Sometimes, builds done by Jenkins (1.461) will stop at a random spot somewhere in the middle. These builds are manually scripted calls to Visual Studio 2008 SP1’s devenv.com for primarily C++ code. Visual Studio emits no error messages; the last message in devenv’s log is some random file being built. The Jenkins build fails because of a post-build Windows batch command that relies on some of the build outputs. This happens fairly rarely (roughly 1 in 15 builds). Jenkins’s error log shows nothing out of the ordinary around the time the build fails. Surprisingly, it says the build succeeded, even though it shows it as failed everywhere else.
The problem is isolated to Jenkins. The same build script run at a developer’s desk has never failed in this way.
The Jenkins nodes are 32-bit Windows XP machines. They all have ample available disk space. Jenkins is configured to only run one job at a time per node.
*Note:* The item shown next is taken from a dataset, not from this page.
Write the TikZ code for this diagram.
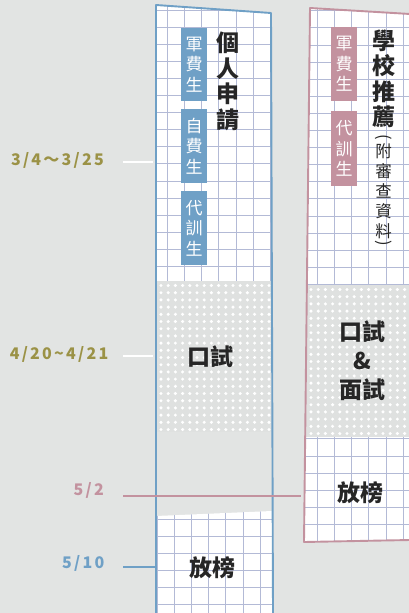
\documentclass[tikz,border=0pt]{standalone}
\usepackage{fontspec}
\setmainfont{Noto Sans CJK TC}
\definecolor{bgc}{HTML}{E2E4E3}
\definecolor{dotbg}{HTML}{DFE1E0}
\definecolor{bluec}{HTML}{6FA0C6}
\definecolor{pinkc}{HTML}{C3929F}
\definecolor{gridc}{HTML}{B3BAD6}
\definecolor{olivec}{HTML}{9B9246}
\definecolor{darkc}{HTML}{262626}
\tikzset{
  gridline/.style={draw=gridc, line width=0.9pt},
  dotfill/.style={fill=white},
  bluebord/.style={draw=bluec, line width=1.9pt, line join=round},
  pinkbord/.style={draw=pinkc, line width=1.9pt, line join=round},
  bluetag/.style={fill=bluec, text=white, minimum width=26pt, inner sep=0pt, align=center, font=\fontsize{17}{20.5}\selectfont},
  pinktag/.style={fill=pinkc, text=white, minimum width=26pt, inner sep=0pt, align=center, font=\fontsize{17}{20.5}\selectfont},
  vtitle/.style={text=darkc, inner sep=0pt, align=center, font=\fontsize{23}{25.5}\selectfont\bfseries},
  vsub/.style={text=darkc, inner sep=0pt, align=center, font=\fontsize{16.5}{20}\selectfont},
  paren/.style={text=darkc, inner sep=0pt, rotate=-90, font=\fontsize{16.5}{20}\selectfont},
  stage/.style={text=darkc, inner sep=0pt, align=center, font=\fontsize{23}{29}\selectfont\bfseries},
  datelab/.style={anchor=east, inner sep=0pt, font=\fontsize{16}{16}\selectfont\bfseries\addfontfeature{LetterSpace=14}},
  tick/.style={line width=2pt}
}
\begin{document}
\begin{tikzpicture}[x=1pt,y=-1pt]
\useasboundingbox (0,0) rectangle (409,613);
\fill[bgc] (0,0) rectangle (409,613);

% ---------- left column ----------
\begin{scope}
  \clip (156,5) -- (271,13) -- (272,281) -- (156,281) -- cycle;
  \fill[white] (150,0) rectangle (280,290);
  \foreach \k in {-1,...,7} \draw[gridline] ({167.3+17.2*\k},0) -- ({167.3+17.2*\k},290);
  \foreach \k in {0,...,16} \draw[gridline] (150,{10+17.1*\k}) -- (280,{10+17.1*\k});
\end{scope}
\begin{scope}
  \clip (156,281) rectangle (272,431);
  \fill[dotbg] (150,275) rectangle (280,435);
  \foreach \i in {0,...,15} \foreach \j in {0,...,20}
    \fill[dotfill] ({161+7.2*\i},{285.5+7.2*\j}) circle (1.7pt);
\end{scope}
\begin{scope}
  \clip (156,516) -- (272,511) -- (273,613) -- (156,613) -- cycle;
  \fill[white] (150,505) rectangle (280,613);
  \foreach \k in {0,...,7} \draw[gridline] ({157.1+17.2*\k},505) -- ({157.1+17.2*\k},613);
  \foreach \k in {0,...,6} \draw[gridline] (150,{519.3+17*\k}) -- (280,{519.3+17*\k});
\end{scope}
\draw[bluebord] (156,614) -- (156,5) -- (271,13) -- (273,614);

% ---------- right column ----------
\begin{scope}
  \clip (310,8) -- (410,14) -- (410,285) -- (306.5,285) -- cycle;
  \fill[white] (300,0) rectangle (410,290);
  \foreach \k in {-1,...,6} \draw[gridline] ({317.3+17.2*\k},0) -- ({317.3+17.2*\k},290);
  \foreach \k in {0,...,16} \draw[gridline] (300,{10.8+17.1*\k}) -- (410,{10.8+17.1*\k});
\end{scope}
\begin{scope}
  \clip (306.5,285) rectangle (410,437);
  \fill[dotbg] (300,280) rectangle (410,440);
  \foreach \i in {0,...,14} \foreach \j in {0,...,20}
    \fill[dotfill] ({311+7.2*\i},{289.5+7.2*\j}) circle (1.7pt);
\end{scope}
\begin{scope}
  \clip (305.3,437) -- (410,437) -- (410,540) -- (304,542) -- cycle;
  \fill[white] (300,430) rectangle (410,545);
  \foreach \k in {-1,...,6} \draw[gridline] ({317.3+17.2*\k},430) -- ({317.3+17.2*\k},545);
  \foreach \k in {0,...,6} \draw[gridline] (300,{438.8+17.2*\k}) -- (410,{438.8+17.2*\k});
\end{scope}
\draw[pinkbord] (410,14) -- (310,8) -- (304,542) -- (410,540);

% ---------- tags and titles ----------
\node[bluetag, minimum height=73pt] (t1) at (194,64.5) {軍\\費\\生};
\node[bluetag, minimum height=74pt] (t2) at (194,146) {自\\費\\生};
\node[bluetag, minimum height=74pt] (t3) at (194,228) {代\\訓\\生};
\node[vtitle] (ttl1) at (228,81.5) {個\\人\\申\\請};

\node[pinktag, minimum height=74pt] (p1) at (344,64) {軍\\費\\生};
\node[pinktag, minimum height=75pt] (p2) at (344,148.5) {代\\訓\\生};
\node[vtitle] (ttl2) at (383.5,79) {學\\校\\推\\薦};
\node[paren] (po) at (383.5,137) {(};
\node[vsub] (sub2) at (383.5,191) {附\\審\\查\\資\\料};
\node[paren] (pc) at (383.5,243) {)};

% ---------- stages ----------
\node[stage] (s1) at (210.5,357) {口試};
\node[stage] (s2) at (362,361) {口試\\\&\\面試};
\node[stage] (s3) at (360.5,493) {放榜};
\node[stage] (s4) at (212.5,567.5) {放榜};

% ---------- dates ----------
\coordinate (d1a) at (123,162); \coordinate (d1b) at (153,162);
\coordinate (d2a) at (123,356); \coordinate (d2b) at (153,356);
\coordinate (d3a) at (123,496); \coordinate (d3b) at (301,496);
\coordinate (d4a) at (123,567); \coordinate (d4b) at (156,567);
\draw[tick, white] (d1a) -- (d1b);
\draw[tick, white] (d2a) -- (d2b);
\draw[tick, pinkc] (d3a) -- (d3b);
\draw[tick, bluec] (d4a) -- (d4b);
\node[datelab, text=olivec] (l1) at (104,160) {3/4～3/25};
\node[datelab, text=olivec] (l2) at (108.5,354.5) {4/20{\char`\~}4/21};
\node[datelab, text=pinkc] (l3) at (104,490) {5/2};
\node[datelab, text=bluec] (l4) at (104.5,563.5) {5/10};
\end{tikzpicture}
\end{document}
The event logs show no obviously bad things (e.g., Visual Studio crashes) happening at the times when the builds stop.
Does anyone have any ideas of things to look into to troubleshoot this?
We ended up correlating the random build failures with logoff events on the Jenkins nodes. This lead to this JVM bug/feature (Oracle Java bug ID 6871190), where a logoff event in Windows causes the signal handlers to terminate the JVM. You can disable this behavior (perhaps with other downsides) by passing the -Xrs option to the JVM, but that option will not automatically propagate to child Java processes.
We are passing -Xrs to kick off Jenkins itself, and the Jenkins service itself lives through a logoff. The current hypothesis is that some part of Jenkins’s build process is kicked off through another Java child process who is not invoked with -Xrs.